**Data lines:**
____

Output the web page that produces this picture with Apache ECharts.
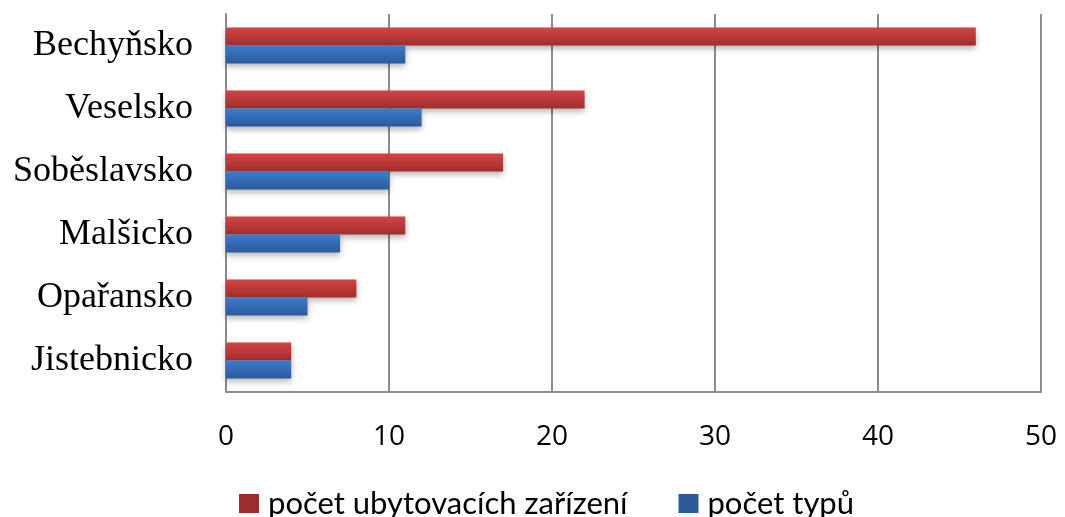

____

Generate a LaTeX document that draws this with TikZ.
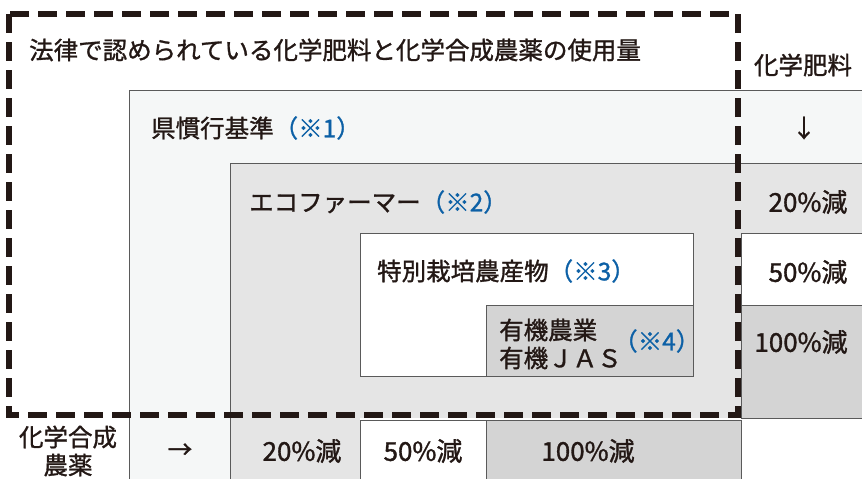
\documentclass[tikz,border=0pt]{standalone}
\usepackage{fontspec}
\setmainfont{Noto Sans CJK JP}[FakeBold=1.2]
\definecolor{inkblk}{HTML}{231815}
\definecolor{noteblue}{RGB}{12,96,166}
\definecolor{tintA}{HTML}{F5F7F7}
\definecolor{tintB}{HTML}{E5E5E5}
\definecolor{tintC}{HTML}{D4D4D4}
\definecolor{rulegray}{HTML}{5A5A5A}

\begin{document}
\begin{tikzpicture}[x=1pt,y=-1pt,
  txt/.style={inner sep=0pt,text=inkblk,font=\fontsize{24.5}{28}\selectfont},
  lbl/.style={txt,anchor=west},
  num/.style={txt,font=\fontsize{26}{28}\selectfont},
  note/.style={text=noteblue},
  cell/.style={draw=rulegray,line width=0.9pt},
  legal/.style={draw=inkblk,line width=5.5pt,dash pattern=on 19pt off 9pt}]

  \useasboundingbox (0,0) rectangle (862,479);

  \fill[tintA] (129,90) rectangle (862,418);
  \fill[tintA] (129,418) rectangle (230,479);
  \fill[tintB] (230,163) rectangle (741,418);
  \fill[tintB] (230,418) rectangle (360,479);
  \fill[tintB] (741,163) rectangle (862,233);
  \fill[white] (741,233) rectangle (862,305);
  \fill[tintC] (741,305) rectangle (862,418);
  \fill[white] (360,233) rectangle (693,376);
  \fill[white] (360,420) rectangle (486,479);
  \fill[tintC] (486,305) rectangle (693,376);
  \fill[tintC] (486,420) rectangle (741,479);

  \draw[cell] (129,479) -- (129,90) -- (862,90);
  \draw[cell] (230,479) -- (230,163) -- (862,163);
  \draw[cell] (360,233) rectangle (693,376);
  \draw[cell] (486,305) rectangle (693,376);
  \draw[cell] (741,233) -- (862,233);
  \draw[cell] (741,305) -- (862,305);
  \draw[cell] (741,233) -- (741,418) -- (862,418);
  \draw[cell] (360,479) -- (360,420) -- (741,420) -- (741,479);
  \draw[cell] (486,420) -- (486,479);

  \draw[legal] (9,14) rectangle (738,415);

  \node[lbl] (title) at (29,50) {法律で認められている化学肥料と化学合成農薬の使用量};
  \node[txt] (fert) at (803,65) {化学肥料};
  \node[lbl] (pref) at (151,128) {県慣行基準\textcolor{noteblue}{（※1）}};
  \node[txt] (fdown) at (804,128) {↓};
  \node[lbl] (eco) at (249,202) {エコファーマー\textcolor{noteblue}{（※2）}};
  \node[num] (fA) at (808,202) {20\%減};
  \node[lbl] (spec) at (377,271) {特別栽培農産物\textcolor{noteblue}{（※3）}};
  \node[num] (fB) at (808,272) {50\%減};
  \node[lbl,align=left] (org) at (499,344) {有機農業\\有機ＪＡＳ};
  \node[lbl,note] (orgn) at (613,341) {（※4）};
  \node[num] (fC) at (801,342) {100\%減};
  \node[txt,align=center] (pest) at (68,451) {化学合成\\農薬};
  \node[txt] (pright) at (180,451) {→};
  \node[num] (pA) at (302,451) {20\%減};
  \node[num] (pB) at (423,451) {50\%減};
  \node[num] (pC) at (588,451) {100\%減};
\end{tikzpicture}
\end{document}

____

**Aim of the task:** Say how many lines of the data hold the string "this". Reply with the number alone.

**Written answer:** 2